Meanwhile, for republican John McCain, the only remaining question seems to be who he will choose as a running mate .
These questions and more came up on the Sunday morning talk shows.
While Senators Hillary Clinton and Barack Obama are focusing on Tuesday's primary in Mississippi, Democratic Party officials are trying to defuse the political charged issue of the disenfranchised Florida and Michigan convention delegates.
They are not allowed to vote at the convention because their states held early primaries in violation of Democratic Party rules.
Gov. Charlie Crist, (R) Florida, says "The right thing to do is to seat the delegates, honor that vote."
Not so fast, say Democratic National Committee Chairman Howard Dean.
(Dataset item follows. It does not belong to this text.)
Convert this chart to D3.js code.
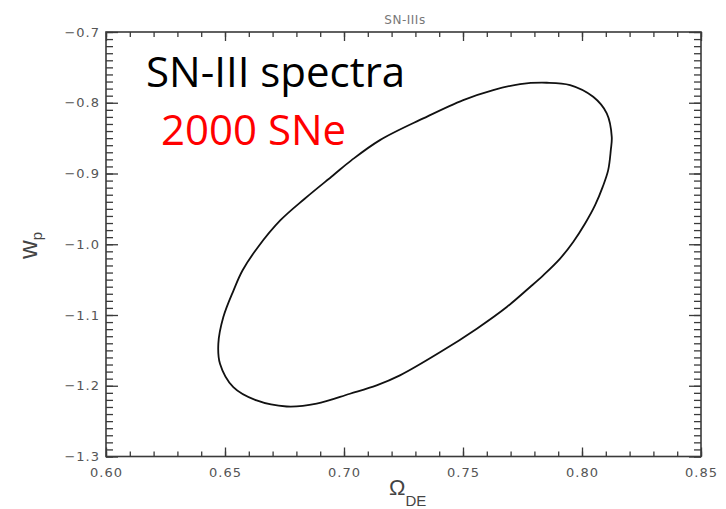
<!DOCTYPE html>
<html>
<head>
<meta charset="utf-8">
<script src="https://cdn.jsdelivr.net/npm/d3@7"></script>
<style>
  html, body { margin: 0; padding: 0; background: #fff; }
  svg { display: block; }
</style>
</head>
<body>
<svg id="chart" width="726" height="509"></svg>
<script>
// Confidence contour in the (Omega_DE, w_p) plane
const contourOmega = [0.7852, 0.7950, 0.8047, 0.8104, 0.8125, 0.8121, 0.8110, 0.8087, 0.8055,
  0.8013, 0.7963, 0.7908, 0.7837, 0.7782, 0.7684, 0.7558, 0.7403, 0.7235, 0.7137, 0.7025,
  0.6885, 0.6759, 0.6633, 0.6535, 0.6479, 0.6472, 0.6493, 0.6536, 0.6574, 0.6639, 0.6733,
  0.6836, 0.6955, 0.7032, 0.7151, 0.7333, 0.7501, 0.7627, 0.7740];
const contourW = [-0.7717, -0.7750, -0.7916, -0.8150, -0.8482, -0.8670, -0.8953, -0.9189, -0.9448,
  -0.9707, -0.9968, -1.0202, -1.0439, -1.0604, -1.0887, -1.1193, -1.1528, -1.1854, -1.1995, -1.2113,
  -1.2254, -1.2293, -1.2208, -1.2019, -1.1688, -1.1405, -1.1029, -1.0651, -1.0368, -1.0038, -0.9660,
  -0.9353, -0.9024, -0.8811, -0.8528, -0.8221, -0.7962, -0.7821, -0.7736];

const xMajorTicks = [0.60, 0.65, 0.70, 0.75, 0.80, 0.85];
const yMajorTicks = [-1.3, -1.2, -1.1, -1.0, -0.9, -0.8, -0.7];
const xMinorTicks = d3.range(0, 26).map(i => +(0.60 + i * 0.01).toFixed(2));
const yMinorTicks = d3.range(0, 61).map(i => +(-1.3 + i * 0.01).toFixed(2));

const plotTitle = "SN-IIIs";
const noteLine1 = "SN-III spectra";
const noteLine2 = "2000 SNe";

const plotLeft = 106, plotRight = 701, plotTop = 32, plotBottom = 456.5;
const svg = d3.select("#chart");

const x = d3.scaleLinear().domain([0.60, 0.85]).range([plotLeft, plotRight]);
const y = d3.scaleLinear().domain([-1.3, -0.7]).range([plotBottom, plotTop]);

const axisColor = "#3a3a3a";
const labelColor = "#555";
const fmt2 = d3.format(".2f");
const fmt1 = d => d3.format(".1f")(d).replace("-", "\u2212");

function styleAxis(g) {
  g.select(".domain").remove();
  g.selectAll(".tick line").attr("stroke", axisColor).attr("stroke-width", 1.3);
  g.selectAll(".tick text")
    .attr("fill", labelColor)
    .style("font-family", "'DejaVu Sans', sans-serif")
    .style("font-size", "13px")
    .style("letter-spacing", "1px");
}

// minor ticks on all four sides
svg.append("g").attr("transform", `translate(0,${plotBottom})`)
  .call(d3.axisBottom(x).tickValues(xMinorTicks).tickSize(-5).tickFormat(""))
  .call(styleAxis);
svg.append("g").attr("transform", `translate(0,${plotTop})`)
  .call(d3.axisTop(x).tickValues(xMinorTicks).tickSize(-5).tickFormat(""))
  .call(styleAxis);
svg.append("g").attr("transform", `translate(${plotLeft},0)`)
  .call(d3.axisLeft(y).tickValues(yMinorTicks).tickSize(-7).tickFormat(""))
  .call(styleAxis);
svg.append("g").attr("transform", `translate(${plotRight},0)`)
  .call(d3.axisRight(y).tickValues(yMinorTicks).tickSize(-7).tickFormat(""))
  .call(styleAxis);

// major ticks and labels
svg.append("g").attr("transform", `translate(0,${plotBottom})`)
  .call(d3.axisBottom(x).tickValues(xMajorTicks).tickSize(-9).tickPadding(11.5).tickFormat(fmt2))
  .call(styleAxis);
svg.append("g").attr("transform", `translate(0,${plotTop})`)
  .call(d3.axisTop(x).tickValues(xMajorTicks).tickSize(-9).tickFormat(""))
  .call(styleAxis);
svg.append("g").attr("transform", `translate(${plotLeft},0)`)
  .call(d3.axisLeft(y).tickValues(yMajorTicks).tickSize(-12).tickPadding(6).tickFormat(fmt1))
  .call(styleAxis);
svg.append("g").attr("transform", `translate(${plotRight},0)`)
  .call(d3.axisRight(y).tickValues(yMajorTicks).tickSize(-12).tickFormat(""))
  .call(styleAxis);

// plot frame
svg.append("rect")
  .attr("x", plotLeft).attr("y", plotTop)
  .attr("width", plotRight - plotLeft).attr("height", plotBottom - plotTop)
  .attr("fill", "none").attr("stroke", axisColor).attr("stroke-width", 1.6);

// contour
const pts = contourOmega.map((o, i) => [o, contourW[i]]);
svg.append("path")
  .datum(pts)
  .attr("d", d3.line().x(d => x(d[0])).y(d => y(d[1])).curve(d3.curveCatmullRomClosed.alpha(0.5)))
  .attr("fill", "none")
  .attr("stroke", "#111")
  .attr("stroke-width", 1.8);

// title
svg.append("text")
  .attr("x", 405).attr("y", 24)
  .attr("text-anchor", "middle")
  .attr("fill", "#777")
  .style("font-family", "'DejaVu Sans', sans-serif")
  .style("font-size", "12px")
  .style("letter-spacing", "0.5px")
  .text(plotTitle);

// axis titles
const xt = svg.append("text")
  .attr("x", 389).attr("y", 495)
  .attr("fill", "#444")
  .style("font-family", "'Liberation Sans', Arial, sans-serif");
xt.append("tspan").style("font-size", "22px").text("\u03A9");
xt.append("tspan").attr("dy", 11).style("font-size", "15px").text("DE");

const yt = svg.append("text")
  .attr("transform", "translate(37,259) rotate(-90)")
  .attr("fill", "#444")
  .style("font-family", "'Liberation Sans', Arial, sans-serif");
yt.append("tspan").style("font-size", "26px").text("w");
yt.append("tspan").attr("dy", 5).style("font-size", "15px").text("p");

// annotations
svg.append("text")
  .attr("x", 146).attr("y", 86.5)
  .attr("fill", "#000")
  .style("font-family", "'Open Sans', sans-serif")
  .style("font-size", "42px")
  .text(noteLine1);
svg.append("text")
  .attr("x", 161).attr("y", 145)
  .attr("fill", "#ff0000")
  .style("font-family", "'Open Sans', sans-serif")
  .style("font-size", "42px")
  .text(noteLine2);
</script>
</body>
</html>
How about a re-vote? "This is very important to let the voters vote," says Dean. But how?
Sen. Carl Levin, (D) Michigan, says "It would be very difficult to have caucuses. There's 500 sites that have to be manned. The one possibility would be some kind of mail-in caucus."
Meanwhile, the republicans are already focusing on the search for a presidential running mate.
Florida's Governor Sunday denied any ambitions for the job. "What I'm considering is being the best Governor I can for the people of Florida," Crist says.
But overshadowing all the rough and tumble of election politics is an ad that says: "It's 3 am and your children are safe and asleep, but there's a phone ringing at the white house…"
While the Clinton campaign ad may have scared some voters, it also accidentally raised the profile of the ad's young star. Her image was lifted from another ad filmed several years ago. Now she is an adult.
Casey Knowles, Obama supporter, says "I love the irony because I am an Obama supporter."